=== Do this ===
Set the listing down again exactly, please, apart from its pictures.

═════ Material provided ═════

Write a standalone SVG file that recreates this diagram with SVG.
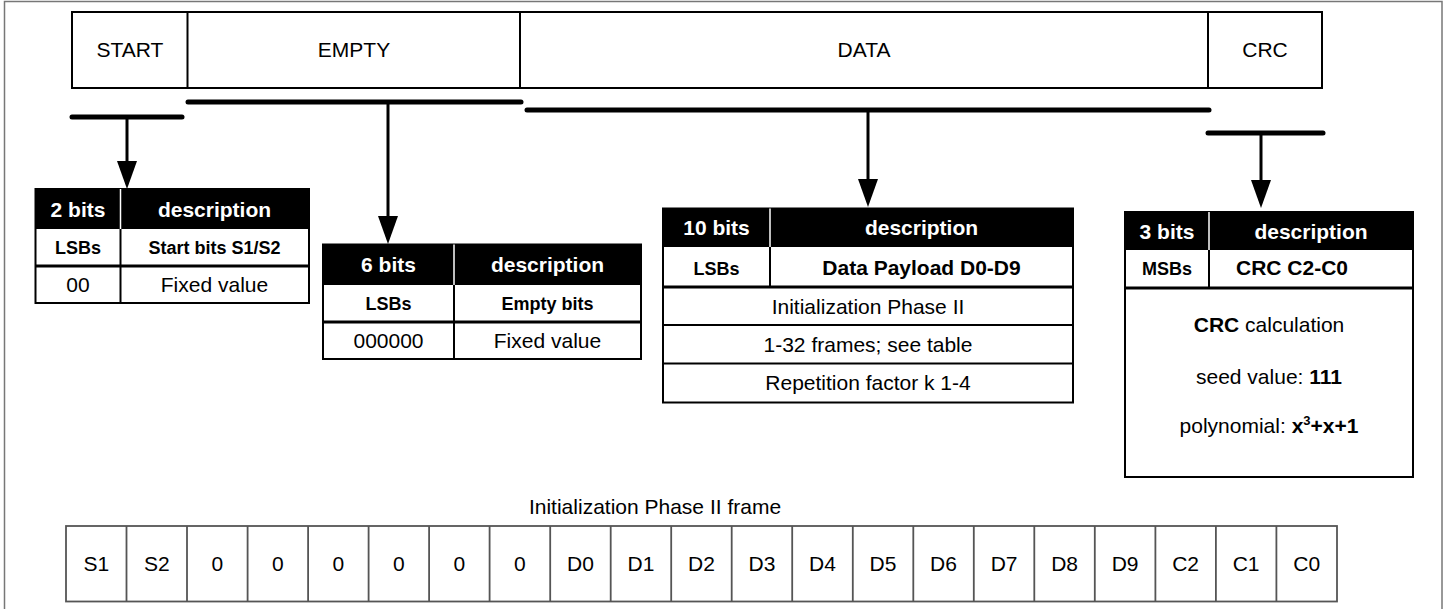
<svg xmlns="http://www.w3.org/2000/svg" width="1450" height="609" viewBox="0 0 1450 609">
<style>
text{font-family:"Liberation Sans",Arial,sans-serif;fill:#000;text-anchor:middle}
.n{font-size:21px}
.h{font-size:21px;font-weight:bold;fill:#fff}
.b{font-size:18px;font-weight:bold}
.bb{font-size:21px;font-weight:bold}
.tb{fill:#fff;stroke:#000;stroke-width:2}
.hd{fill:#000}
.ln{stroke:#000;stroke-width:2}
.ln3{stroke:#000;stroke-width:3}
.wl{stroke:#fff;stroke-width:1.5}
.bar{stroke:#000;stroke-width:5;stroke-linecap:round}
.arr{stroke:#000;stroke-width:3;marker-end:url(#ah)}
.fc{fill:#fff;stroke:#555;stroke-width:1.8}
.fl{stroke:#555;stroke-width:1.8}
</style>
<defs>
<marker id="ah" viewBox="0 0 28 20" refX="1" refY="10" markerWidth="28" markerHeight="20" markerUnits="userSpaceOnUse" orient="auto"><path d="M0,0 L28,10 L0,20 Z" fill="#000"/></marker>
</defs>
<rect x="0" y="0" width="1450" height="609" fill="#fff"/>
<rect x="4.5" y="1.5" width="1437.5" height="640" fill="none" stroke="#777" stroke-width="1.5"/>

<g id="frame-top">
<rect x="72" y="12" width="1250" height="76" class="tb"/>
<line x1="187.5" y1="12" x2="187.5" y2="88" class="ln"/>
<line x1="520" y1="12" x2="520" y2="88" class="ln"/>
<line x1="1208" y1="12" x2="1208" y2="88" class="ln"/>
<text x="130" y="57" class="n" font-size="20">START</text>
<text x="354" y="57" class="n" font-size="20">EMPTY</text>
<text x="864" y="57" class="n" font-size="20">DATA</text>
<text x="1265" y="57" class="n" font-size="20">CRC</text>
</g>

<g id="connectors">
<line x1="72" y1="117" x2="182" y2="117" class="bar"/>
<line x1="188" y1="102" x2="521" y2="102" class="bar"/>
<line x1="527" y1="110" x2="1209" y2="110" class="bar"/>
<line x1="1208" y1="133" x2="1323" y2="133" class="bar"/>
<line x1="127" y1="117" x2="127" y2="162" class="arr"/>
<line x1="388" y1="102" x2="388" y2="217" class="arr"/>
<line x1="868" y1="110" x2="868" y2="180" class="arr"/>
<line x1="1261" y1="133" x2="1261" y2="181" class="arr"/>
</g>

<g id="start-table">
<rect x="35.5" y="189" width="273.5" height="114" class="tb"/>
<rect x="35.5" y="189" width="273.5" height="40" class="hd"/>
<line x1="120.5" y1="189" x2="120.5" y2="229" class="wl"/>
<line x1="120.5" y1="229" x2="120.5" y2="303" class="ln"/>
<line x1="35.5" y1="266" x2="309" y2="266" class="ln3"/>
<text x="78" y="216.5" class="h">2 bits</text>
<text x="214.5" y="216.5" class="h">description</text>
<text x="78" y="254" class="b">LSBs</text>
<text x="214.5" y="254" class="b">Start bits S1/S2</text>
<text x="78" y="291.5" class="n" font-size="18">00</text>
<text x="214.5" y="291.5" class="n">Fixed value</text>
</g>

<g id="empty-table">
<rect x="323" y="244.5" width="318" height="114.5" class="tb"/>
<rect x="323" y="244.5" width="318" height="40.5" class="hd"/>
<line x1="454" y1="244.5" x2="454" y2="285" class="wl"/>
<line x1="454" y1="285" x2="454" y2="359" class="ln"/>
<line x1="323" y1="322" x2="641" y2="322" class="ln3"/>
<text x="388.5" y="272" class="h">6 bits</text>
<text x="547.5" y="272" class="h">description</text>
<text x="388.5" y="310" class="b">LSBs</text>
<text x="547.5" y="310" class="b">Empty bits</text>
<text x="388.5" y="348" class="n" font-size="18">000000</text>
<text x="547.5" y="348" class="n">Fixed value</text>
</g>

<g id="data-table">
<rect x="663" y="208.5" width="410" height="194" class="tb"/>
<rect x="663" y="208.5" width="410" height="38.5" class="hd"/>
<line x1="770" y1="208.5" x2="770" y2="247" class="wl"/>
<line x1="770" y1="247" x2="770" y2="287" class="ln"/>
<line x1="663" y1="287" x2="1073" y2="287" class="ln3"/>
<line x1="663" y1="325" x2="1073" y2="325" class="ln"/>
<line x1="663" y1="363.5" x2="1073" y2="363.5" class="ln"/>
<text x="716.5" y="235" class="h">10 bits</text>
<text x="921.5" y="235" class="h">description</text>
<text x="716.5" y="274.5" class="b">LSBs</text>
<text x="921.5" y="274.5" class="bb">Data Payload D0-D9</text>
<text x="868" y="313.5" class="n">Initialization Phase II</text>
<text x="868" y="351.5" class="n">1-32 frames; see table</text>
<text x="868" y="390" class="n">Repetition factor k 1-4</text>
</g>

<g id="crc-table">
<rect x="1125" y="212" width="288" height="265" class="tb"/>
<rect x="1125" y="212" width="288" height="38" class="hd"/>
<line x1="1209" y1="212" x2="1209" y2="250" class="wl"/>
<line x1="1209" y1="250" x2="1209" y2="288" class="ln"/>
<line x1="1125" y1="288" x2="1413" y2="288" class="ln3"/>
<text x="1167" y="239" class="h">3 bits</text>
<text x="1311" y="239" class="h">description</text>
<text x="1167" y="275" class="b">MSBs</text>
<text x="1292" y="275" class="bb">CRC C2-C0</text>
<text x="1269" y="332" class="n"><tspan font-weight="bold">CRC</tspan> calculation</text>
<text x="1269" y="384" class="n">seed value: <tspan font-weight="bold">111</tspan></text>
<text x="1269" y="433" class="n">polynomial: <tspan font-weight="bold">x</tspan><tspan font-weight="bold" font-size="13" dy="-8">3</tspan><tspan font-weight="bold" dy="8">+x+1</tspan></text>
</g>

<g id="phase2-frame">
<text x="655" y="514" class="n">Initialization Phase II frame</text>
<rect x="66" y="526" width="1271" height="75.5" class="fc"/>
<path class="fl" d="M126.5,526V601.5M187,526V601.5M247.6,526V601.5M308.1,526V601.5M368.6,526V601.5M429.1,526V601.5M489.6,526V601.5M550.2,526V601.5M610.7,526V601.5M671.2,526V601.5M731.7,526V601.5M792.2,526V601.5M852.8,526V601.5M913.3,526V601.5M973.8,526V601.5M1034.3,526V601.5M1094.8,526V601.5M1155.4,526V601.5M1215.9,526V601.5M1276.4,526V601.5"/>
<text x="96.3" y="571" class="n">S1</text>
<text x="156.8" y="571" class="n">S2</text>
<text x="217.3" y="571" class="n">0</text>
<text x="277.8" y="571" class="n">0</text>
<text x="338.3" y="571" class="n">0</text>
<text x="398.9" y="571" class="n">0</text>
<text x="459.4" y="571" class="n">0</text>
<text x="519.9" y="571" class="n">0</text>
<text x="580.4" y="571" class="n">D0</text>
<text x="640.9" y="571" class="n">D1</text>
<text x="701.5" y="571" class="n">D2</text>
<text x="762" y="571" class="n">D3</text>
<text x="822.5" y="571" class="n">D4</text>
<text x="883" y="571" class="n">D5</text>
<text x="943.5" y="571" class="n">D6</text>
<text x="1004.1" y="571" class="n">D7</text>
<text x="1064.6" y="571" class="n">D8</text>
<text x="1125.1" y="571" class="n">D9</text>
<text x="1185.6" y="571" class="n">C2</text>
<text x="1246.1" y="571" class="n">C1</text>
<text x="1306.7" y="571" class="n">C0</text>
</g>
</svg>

═════

=== Expected answer ===
Write a standalone SVG file that recreates this diagram with SVG.
<svg xmlns="http://www.w3.org/2000/svg" width="1450" height="609" viewBox="0 0 1450 609">
<style>
text{font-family:"Liberation Sans",Arial,sans-serif;fill:#000;text-anchor:middle}
.n{font-size:21px}
.h{font-size:21px;font-weight:bold;fill:#fff}
.b{font-size:18px;font-weight:bold}
.bb{font-size:21px;font-weight:bold}
.tb{fill:#fff;stroke:#000;stroke-width:2}
.hd{fill:#000}
.ln{stroke:#000;stroke-width:2}
.ln3{stroke:#000;stroke-width:3}
.wl{stroke:#fff;stroke-width:1.5}
.bar{stroke:#000;stroke-width:5;stroke-linecap:round}
.arr{stroke:#000;stroke-width:3;marker-end:url(#ah)}
.fc{fill:#fff;stroke:#555;stroke-width:1.8}
.fl{stroke:#555;stroke-width:1.8}
</style>
<defs>
<marker id="ah" viewBox="0 0 28 20" refX="1" refY="10" markerWidth="28" markerHeight="20" markerUnits="userSpaceOnUse" orient="auto"><path d="M0,0 L28,10 L0,20 Z" fill="#000"/></marker>
</defs>
<rect x="0" y="0" width="1450" height="609" fill="#fff"/>
<rect x="4.5" y="1.5" width="1437.5" height="640" fill="none" stroke="#777" stroke-width="1.5"/>

<g id="frame-top">
<rect x="72" y="12" width="1250" height="76" class="tb"/>
<line x1="187.5" y1="12" x2="187.5" y2="88" class="ln"/>
<line x1="520" y1="12" x2="520" y2="88" class="ln"/>
<line x1="1208" y1="12" x2="1208" y2="88" class="ln"/>
<text x="130" y="57" class="n" font-size="20">START</text>
<text x="354" y="57" class="n" font-size="20">EMPTY</text>
<text x="864" y="57" class="n" font-size="20">DATA</text>
<text x="1265" y="57" class="n" font-size="20">CRC</text>
</g>

<g id="connectors">
<line x1="72" y1="117" x2="182" y2="117" class="bar"/>
<line x1="188" y1="102" x2="521" y2="102" class="bar"/>
<line x1="527" y1="110" x2="1209" y2="110" class="bar"/>
<line x1="1208" y1="133" x2="1323" y2="133" class="bar"/>
<line x1="127" y1="117" x2="127" y2="162" class="arr"/>
<line x1="388" y1="102" x2="388" y2="217" class="arr"/>
<line x1="868" y1="110" x2="868" y2="180" class="arr"/>
<line x1="1261" y1="133" x2="1261" y2="181" class="arr"/>
</g>

<g id="start-table">
<rect x="35.5" y="189" width="273.5" height="114" class="tb"/>
<rect x="35.5" y="189" width="273.5" height="40" class="hd"/>
<line x1="120.5" y1="189" x2="120.5" y2="229" class="wl"/>
<line x1="120.5" y1="229" x2="120.5" y2="303" class="ln"/>
<line x1="35.5" y1="266" x2="309" y2="266" class="ln3"/>
<text x="78" y="216.5" class="h">2 bits</text>
<text x="214.5" y="216.5" class="h">description</text>
<text x="78" y="254" class="b">LSBs</text>
<text x="214.5" y="254" class="b">Start bits S1/S2</text>
<text x="78" y="291.5" class="n" font-size="18">00</text>
<text x="214.5" y="291.5" class="n">Fixed value</text>
</g>

<g id="empty-table">
<rect x="323" y="244.5" width="318" height="114.5" class="tb"/>
<rect x="323" y="244.5" width="318" height="40.5" class="hd"/>
<line x1="454" y1="244.5" x2="454" y2="285" class="wl"/>
<line x1="454" y1="285" x2="454" y2="359" class="ln"/>
<line x1="323" y1="322" x2="641" y2="322" class="ln3"/>
<text x="388.5" y="272" class="h">6 bits</text>
<text x="547.5" y="272" class="h">description</text>
<text x="388.5" y="310" class="b">LSBs</text>
<text x="547.5" y="310" class="b">Empty bits</text>
<text x="388.5" y="348" class="n" font-size="18">000000</text>
<text x="547.5" y="348" class="n">Fixed value</text>
</g>

<g id="data-table">
<rect x="663" y="208.5" width="410" height="194" class="tb"/>
<rect x="663" y="208.5" width="410" height="38.5" class="hd"/>
<line x1="770" y1="208.5" x2="770" y2="247" class="wl"/>
<line x1="770" y1="247" x2="770" y2="287" class="ln"/>
<line x1="663" y1="287" x2="1073" y2="287" class="ln3"/>
<line x1="663" y1="325" x2="1073" y2="325" class="ln"/>
<line x1="663" y1="363.5" x2="1073" y2="363.5" class="ln"/>
<text x="716.5" y="235" class="h">10 bits</text>
<text x="921.5" y="235" class="h">description</text>
<text x="716.5" y="274.5" class="b">LSBs</text>
<text x="921.5" y="274.5" class="bb">Data Payload D0-D9</text>
<text x="868" y="313.5" class="n">Initialization Phase II</text>
<text x="868" y="351.5" class="n">1-32 frames; see table</text>
<text x="868" y="390" class="n">Repetition factor k 1-4</text>
</g>

<g id="crc-table">
<rect x="1125" y="212" width="288" height="265" class="tb"/>
<rect x="1125" y="212" width="288" height="38" class="hd"/>
<line x1="1209" y1="212" x2="1209" y2="250" class="wl"/>
<line x1="1209" y1="250" x2="1209" y2="288" class="ln"/>
<line x1="1125" y1="288" x2="1413" y2="288" class="ln3"/>
<text x="1167" y="239" class="h">3 bits</text>
<text x="1311" y="239" class="h">description</text>
<text x="1167" y="275" class="b">MSBs</text>
<text x="1292" y="275" class="bb">CRC C2-C0</text>
<text x="1269" y="332" class="n"><tspan font-weight="bold">CRC</tspan> calculation</text>
<text x="1269" y="384" class="n">seed value: <tspan font-weight="bold">111</tspan></text>
<text x="1269" y="433" class="n">polynomial: <tspan font-weight="bold">x</tspan><tspan font-weight="bold" font-size="13" dy="-8">3</tspan><tspan font-weight="bold" dy="8">+x+1</tspan></text>
</g>

<g id="phase2-frame">
<text x="655" y="514" class="n">Initialization Phase II frame</text>
<rect x="66" y="526" width="1271" height="75.5" class="fc"/>
<path class="fl" d="M126.5,526V601.5M187,526V601.5M247.6,526V601.5M308.1,526V601.5M368.6,526V601.5M429.1,526V601.5M489.6,526V601.5M550.2,526V601.5M610.7,526V601.5M671.2,526V601.5M731.7,526V601.5M792.2,526V601.5M852.8,526V601.5M913.3,526V601.5M973.8,526V601.5M1034.3,526V601.5M1094.8,526V601.5M1155.4,526V601.5M1215.9,526V601.5M1276.4,526V601.5"/>
<text x="96.3" y="571" class="n">S1</text>
<text x="156.8" y="571" class="n">S2</text>
<text x="217.3" y="571" class="n">0</text>
<text x="277.8" y="571" class="n">0</text>
<text x="338.3" y="571" class="n">0</text>
<text x="398.9" y="571" class="n">0</text>
<text x="459.4" y="571" class="n">0</text>
<text x="519.9" y="571" class="n">0</text>
<text x="580.4" y="571" class="n">D0</text>
<text x="640.9" y="571" class="n">D1</text>
<text x="701.5" y="571" class="n">D2</text>
<text x="762" y="571" class="n">D3</text>
<text x="822.5" y="571" class="n">D4</text>
<text x="883" y="571" class="n">D5</text>
<text x="943.5" y="571" class="n">D6</text>
<text x="1004.1" y="571" class="n">D7</text>
<text x="1064.6" y="571" class="n">D8</text>
<text x="1125.1" y="571" class="n">D9</text>
<text x="1185.6" y="571" class="n">C2</text>
<text x="1246.1" y="571" class="n">C1</text>
<text x="1306.7" y="571" class="n">C0</text>
</g>
</svg>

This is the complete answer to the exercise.